Rush got particularly ugly during the debates about who among the young women who attended the “parties” that day would be invited back for the next round, thus narrowing the field from fifteen hundred to five hundred to one hundred fifty and then the final fifty, who’d receive bids. Names were brought up individually for discussion, and the process was agonizing and endless. Sisters would flee the room in tears so the rest of the house could discuss the fate of their biological, as in genetic sister, who was criticized for wearing pleather flats, or who made the mistake of admitting she slept at her boyfriend’s house the night before. Officially, the sorority discouraged catty comments of all kinds, so there was a shorthand among the most ruthless sisters to avoid being reprimanded. To be fair, Betsy knew that other people struggled with the process, but they seemed content just to keep their heads down and stay out of it. But that was the part that Betsy remembered most vividly, as she stood straddling that bike in the parking lot. She couldn’t ignore it.
“Y’all, I just think she’d be happier elsewhere,” someone would say, a handily coded euphemism for “not a chance.” The chapter president would call a name and open the floor for discussion and if the “scary balloon”—a helium balloon that Margie, a mean girl from Vero Beach, had scrawled a scowl on with a black Sharpie marker—rose above their heads like the Bat-Signal, they were doomed. Not everyone was in on the joke, but there were enough sisters who knew what it meant that their votes would add up, and, just like that, they tallied the raised hands and she was “happier elsewhere.” Margie once made a tearful speech at 2:00 a.m., after a blistering day of singing and talking trash about people, that revealed how her big-shot Daddy would not pay her annual dues if he knew that the biracial girl (Betsy would never forget: Shannon. Salutatorian. Macon.) had been offered a spot in his sweet angel’s sorority. Betsy was shocked by her own reaction, which was stunned silence by intimidation, and never forgave herself for not speaking up. Shannon eventually pledged a black sorority, and Betsy would find herself scanning the crowds between classes, searching for her face as she pedaled through campus, unsure of what she would say, if she’d say anything at all, if she found her. Their paths never crossed again.

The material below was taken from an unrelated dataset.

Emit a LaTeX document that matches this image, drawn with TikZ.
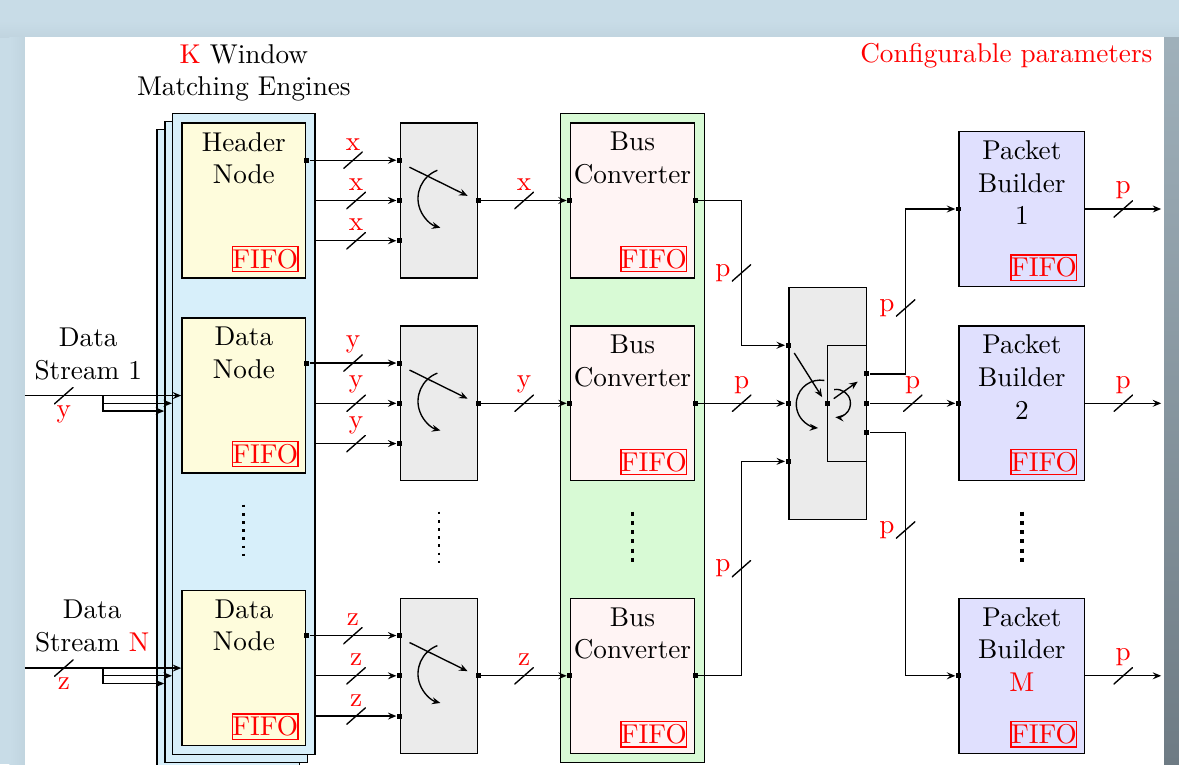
\documentclass[tikz,border=0pt]{standalone}
\usepackage{tikz}
\usepackage{xcolor}
\usetikzlibrary{positioning, calc, arrows.meta}
\definecolor{pageBg}{HTML}{C8DCE7}
\definecolor{pageShade}{HTML}{6E7B84}
\definecolor{wmeBlue}{HTML}{D7EFFA}
\definecolor{nodeYellow}{HTML}{FEFCDC}
\definecolor{swGray}{HTML}{EBEBEB}
\definecolor{busGreen}{HTML}{D8FAD5}
\definecolor{busPink}{HTML}{FFF4F4}
\definecolor{pbBlue}{HTML}{E0E0FE}

\begin{document}
\begin{tikzpicture}[
  line width=0.5pt,
  >={Stealth[length=1.1mm, width=0.9mm, inset=0.4mm]},
  wmelayer/.style={draw, fill=wmeBlue, minimum width=1.84cm, minimum height=8.28cm},
  dnode/.style={draw, fill=nodeYellow, minimum width=1.6cm, minimum height=2cm},
  swbox/.style={draw, fill=swGray, minimum width=1cm, minimum height=2cm},
  bcbox/.style={draw, fill=busPink, minimum width=1.6cm, minimum height=2cm},
  pbbox/.style={draw, fill=pbBlue, minimum width=1.62cm, minimum height=2cm},
  ttl/.style={align=center},
  fifo/.style={draw=red, text=red, inner xsep=0pt, inner ysep=1pt},
  port/.style={fill=black, inner sep=0pt, minimum size=1.8pt},
  lbl/.style={text=red, inner sep=0pt},
  bw/.style={inner sep=0pt, minimum width=0.25cm, minimum height=0.22cm,
             path picture={\draw[-] (path picture bounding box.south west)
                                 -- (path picture bounding box.north east);}},
  bwa/.style={bw, label={[lbl]above:#1}},
  bwb/.style={bw, label={[lbl]below:#1}},
  bwl/.style={bw, label={[lbl]left:#1}},
  morerows/.style={dotted, line width=1pt},
]
  % PAGE
  \useasboundingbox (0,0) rectangle (15.23,9.87);
  \clip (0,0) rectangle (15.23,9.87);
  \fill[pageBg] (0,0) rectangle (15.23,9.87);
  \shade[top color=pageBg, bottom color=pageBg!92!pageShade] (0,9.39) rectangle (15.23,9.6);
  \shade[left color=pageBg, right color=pageBg!92!pageShade] (0.12,0) rectangle (0.32,9.39);
  \shade[top color=pageBg!55!pageShade, bottom color=pageShade] (15.03,0) rectangle (15.23,9.39);
  \fill[white] (0.32,-0.1) rectangle (15.03,9.39);

  \node[ttl] (wtitle) at (3.15,8.93) {\textcolor{red}{K} Window\\Matching Engines};
  \node[text=red] (conf) at (13.0,9.15) {Configurable parameters};

  % WINDOW MATCHING ENGINES
  \node[wmelayer] (wme3) at (2.95,4.06) {};
  \node[wmelayer] (wme2) at (3.05,4.16) {};
  \node[wmelayer] (wme1) at (3.15,4.26) {};
  \node[dnode] (hn) at (3.15,7.28) {};
  \node[ttl, below=0pt of hn.north] (hnt) {Header\\Node};
  \node[fifo, above left=0.08cm and 0.1cm of hn.south east] (hnf) {FIFO};
  \node[dnode] (dn1) at (3.15,4.76) {};
  \node[ttl, below=0pt of dn1.north] (dn1t) {Data\\Node};
  \node[fifo, above left=0.08cm and 0.1cm of dn1.south east] (dn1f) {FIFO};
  \node[dnode] (dnN) at (3.15,1.24) {};
  \node[ttl, below=0pt of dnN.north] (dnNt) {Data\\Node};
  \node[fifo, above left=0.08cm and 0.1cm of dnN.south east] (dnNf) {FIFO};
  \draw[morerows] (3.15,3.35) -- (3.15,2.67);

  % DATA STREAMS
  \node[ttl] (ds1t) at (1.14,5.30) {Data\\Stream 1};
  \coordinate (ds1) at (0.32,4.76);
  \coordinate (br1) at (1.33,4.76);
  \draw[->] (ds1) -- node[bwb=y] (wy0) {} (br1) -- (dn1.west);
  \draw[->] (br1) |- ($(wme1.west |- br1)+(0,-0.1)$);
  \draw[->] (br1) |- ($(wme2.west |- br1)+(0,-0.2)$);
  \node[ttl] (dsNt) at (1.19,1.78) {Data\\Stream \textcolor{red}{N}};
  \coordinate (dsN) at (0.32,1.24);
  \coordinate (br2) at (1.33,1.24);
  \draw[->] (dsN) -- node[bwb=z] (wz0) {} (br2) -- (dnN.west);
  \draw[->] (br2) |- ($(wme1.west |- br2)+(0,-0.1)$);
  \draw[->] (br2) |- ($(wme2.west |- br2)+(0,-0.2)$);

  % SWITCHES
  \node[swbox] (sw1) at (5.67,7.28) {};
  \node[port] (s1a) at ($(sw1.west)+(0,0.52)$) {};
  \node[port] (s1b) at (sw1.west) {};
  \node[port] (s1c) at ($(sw1.west)+(0,-0.52)$) {};
  \node[port] (s1o) at (sw1.east) {};
  \draw[->] ($(sw1)+(-0.38,0.43)$) -- ($(sw1)+(0.37,0.06)$);
  \draw[->] ($(sw1)+(-0.02,0.39)$) arc[start angle=111, end angle=255, radius=0.39];
  \node[port] (h1) at (hn.east |- s1a) {};
  \draw[->] (h1) -- node[bwa=x] (wx1) {} (s1a);
  \draw[->] (wme1.east |- s1b) -- node[bwa=x] (wx2) {} (s1b);
  \draw[->] (wme1.east |- s1c) -- node[bwa=x] (wx3) {} (s1c);

  \node[swbox] (sw2) at (5.67,4.66) {};
  \node[port] (s2a) at ($(sw2.west)+(0,0.52)$) {};
  \node[port] (s2b) at (sw2.west) {};
  \node[port] (s2c) at ($(sw2.west)+(0,-0.52)$) {};
  \node[port] (s2o) at (sw2.east) {};
  \draw[->] ($(sw2)+(-0.38,0.43)$) -- ($(sw2)+(0.37,0.06)$);
  \draw[->] ($(sw2)+(-0.02,0.39)$) arc[start angle=111, end angle=255, radius=0.39];
  \node[port] (d1) at (dn1.east |- s2a) {};
  \draw[->] (d1) -- node[bwa=y] (wy1) {} (s2a);
  \draw[->] (wme1.east |- s2b) -- node[bwa=y] (wy2) {} (s2b);
  \draw[->] (wme1.east |- s2c) -- node[bwa=y] (wy3) {} (s2c);

  \draw[morerows] (5.67,3.26) -- (5.67,2.56);

  \node[swbox] (sw3) at (5.67,1.14) {};
  \node[port] (s3a) at ($(sw3.west)+(0,0.52)$) {};
  \node[port] (s3b) at (sw3.west) {};
  \node[port] (s3c) at ($(sw3.west)+(0,-0.52)$) {};
  \node[port] (s3o) at (sw3.east) {};
  \draw[->] ($(sw3)+(-0.38,0.43)$) -- ($(sw3)+(0.37,0.06)$);
  \draw[->] ($(sw3)+(-0.02,0.39)$) arc[start angle=111, end angle=255, radius=0.39];
  \node[port] (d2) at (dnN.east |- s3a) {};
  \draw[->] (d2) -- node[bwa=z] (wz1) {} (s3a);
  \draw[->] (wme1.east |- s3b) -- node[bwa=z] (wz2) {} (s3b);
  \draw[->] (wme1.east |- s3c) -- node[bwa=z] (wz3) {} (s3c);

  % BUS CONVERTERS
  \node[draw, fill=busGreen, minimum width=1.86cm, minimum height=8.38cm] (bcs) at (8.17,4.21) {};
  \node[bcbox] (bc1) at (8.17,7.28) {};
  \node[ttl, below=0pt of bc1.north] (bc1t) {Bus\\Converter};
  \node[fifo, above left=0.08cm and 0.1cm of bc1.south east] (bc1f) {FIFO};
  \node[bcbox] (bc2) at (8.17,4.66) {};
  \node[ttl, below=0pt of bc2.north] (bc2t) {Bus\\Converter};
  \node[fifo, above left=0.08cm and 0.1cm of bc2.south east] (bc2f) {FIFO};
  \node[bcbox] (bc3) at (8.17,1.14) {};
  \node[ttl, below=0pt of bc3.north] (bc3t) {Bus\\Converter};
  \node[fifo, above left=0.08cm and 0.1cm of bc3.south east] (bc3f) {FIFO};
  \draw[morerows, line width=1.4pt] (8.17,3.26) -- (8.17,2.56);
  \node[port] (c1i) at (bc1.west) {};
  \node[port] (c1o) at (bc1.east) {};
  \node[port] (c2i) at (bc2.west) {};
  \node[port] (c2o) at (bc2.east) {};
  \node[port] (c3i) at (bc3.west) {};
  \node[port] (c3o) at (bc3.east) {};
  \draw[->] (s1o) -- node[bwa=x] (wx4) {} (c1i);
  \draw[->] (s2o) -- node[bwa=y] (wy4) {} (c2i);
  \draw[->] (s3o) -- node[bwa=z] (wz4) {} (c3i);

  % MIDDLE SWITCH
  \node[swbox, minimum height=3cm] (ms) at (10.69,4.66) {};
  \draw ($(ms.east)+(0,0.75)$) -| ($(ms.center)+(0,-0.75)$) -- ($(ms.east)+(0,-0.75)$);
  \node[port] (mi1) at ($(ms.west)+(0,0.75)$) {};
  \node[port] (mi2) at (ms.west) {};
  \node[port] (mi3) at ($(ms.west)+(0,-0.75)$) {};
  \node[port] (mc) at (ms.center) {};
  \node[port] (mo1) at ($(ms.east)+(0,0.38)$) {};
  \node[port] (mo2) at (ms.east) {};
  \node[port] (mo3) at ($(ms.east)+(0,-0.38)$) {};
  \draw[->] ($(ms)+(-0.43,0.65)$) -- ($(ms)+(-0.07,0.08)$);
  \draw[->] ($(ms)+(-0.04,0.295)$) arc[start angle=80, end angle=265, radius=0.31];
  \draw[->] ($(ms)+(0.08,0.06)$) -- ($(ms)+(0.39,0.28)$);
  \draw[->] ($(ms)+(0.085,0.177)$) arc[start angle=100, end angle=-95, radius=0.18];
  \draw[->] (c1o) -- ++(0.6,0) |- node[pos=0.25, bwl=p] (wp1) {} (mi1);
  \draw[->] (c2o) -- node[bwa=p] (wp2) {} (mi2);
  \draw[->] (c3o) -- ++(0.6,0) |- node[pos=0.25, bwl=p] (wp3) {} (mi3);

  % PACKET BUILDERS
  \node[pbbox] (pb1) at (13.2,7.17) {};
  \node[ttl, below=0pt of pb1.north] (pb1t) {Packet\\Builder\\1};
  \node[fifo, above left=0.08cm and 0.1cm of pb1.south east] (pb1f) {FIFO};
  \node[pbbox] (pb2) at (13.2,4.66) {};
  \node[ttl, below=0pt of pb2.north] (pb2t) {Packet\\Builder\\2};
  \node[fifo, above left=0.08cm and 0.1cm of pb2.south east] (pb2f) {FIFO};
  \node[pbbox] (pbM) at (13.2,1.14) {};
  \node[ttl, below=0pt of pbM.north] (pbMt) {Packet\\Builder\\\textcolor{red}{M}};
  \node[fifo, above left=0.08cm and 0.1cm of pbM.south east] (pbMf) {FIFO};
  \draw[morerows, line width=1.4pt] (13.2,3.26) -- (13.2,2.56);
  \node[port] (p1i) at (pb1.west) {};
  \node[port] (p2i) at (pb2.west) {};
  \node[port] (p3i) at (pbM.west) {};
  \draw[->] (mo1) -- ++(0.5,0) |- node[pos=0.2, bwl=p] (wp4) {} (p1i);
  \draw[->] (mo2) -- node[bwa=p] (wp5) {} (p2i);
  \draw[->] (mo3) -- ++(0.5,0) |- node[pos=0.2, bwl=p] (wp6) {} (p3i);
  \coordinate (p1o) at (15.0,7.17);
  \coordinate (p2o) at (15.0,4.66);
  \coordinate (p3o) at (15.0,1.14);
  \draw[->] (pb1.east) -- node[bwa=p] (wp7) {} (p1o);
  \draw[->] (pb2.east) -- node[bwa=p] (wp8) {} (p2o);
  \draw[->] (pbM.east) -- node[bwa=p] (wp9) {} (p3o);
\end{tikzpicture}
\end{document}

Betsy couldn’t explain why she’d endured rush in the first place, and she often ran through every possible excuse she could think of to justify it. She had some kind of bizarre obligation to her competitive streak. She’d never been able to resist wanting something that was perceived as hard to get, whether it was an A, or a cute guy, or a position on the drill team, or one of fifty coveted spots in a sorority pledge class. She wanted to make her mother proud. The school itself was so immense that she figured she’d need a way to shrink it in order to find a manageable circle of friends. She wanted people to think she was OK, that she was likable and popular, even though most of the time she felt anything but. She wanted a little of the magic, of the Ginnys and the Carolines with their surplus of charm. By surrounding herself with so many rows of perfect teeth, a hundred overachieving young women with respectable GPAs in cotton floral sundresses, Betsy felt special by proxy. Befriending Ginny cemented her status and made her think, for a little while at least, that all of those feelings of acceptance were true and real. When she followed Ginny and Caroline at a party, Betsy would catch the looks that were first cast on them and then lingered on her, the way people would pause to remember her face, to wonder who she was or if they’d ever seen her somewhere before. Betsy noticed how everyone, busy bartenders, campus traffic cops, even the guy at the Taco Bell drive-thru, treated her differently when she was with them.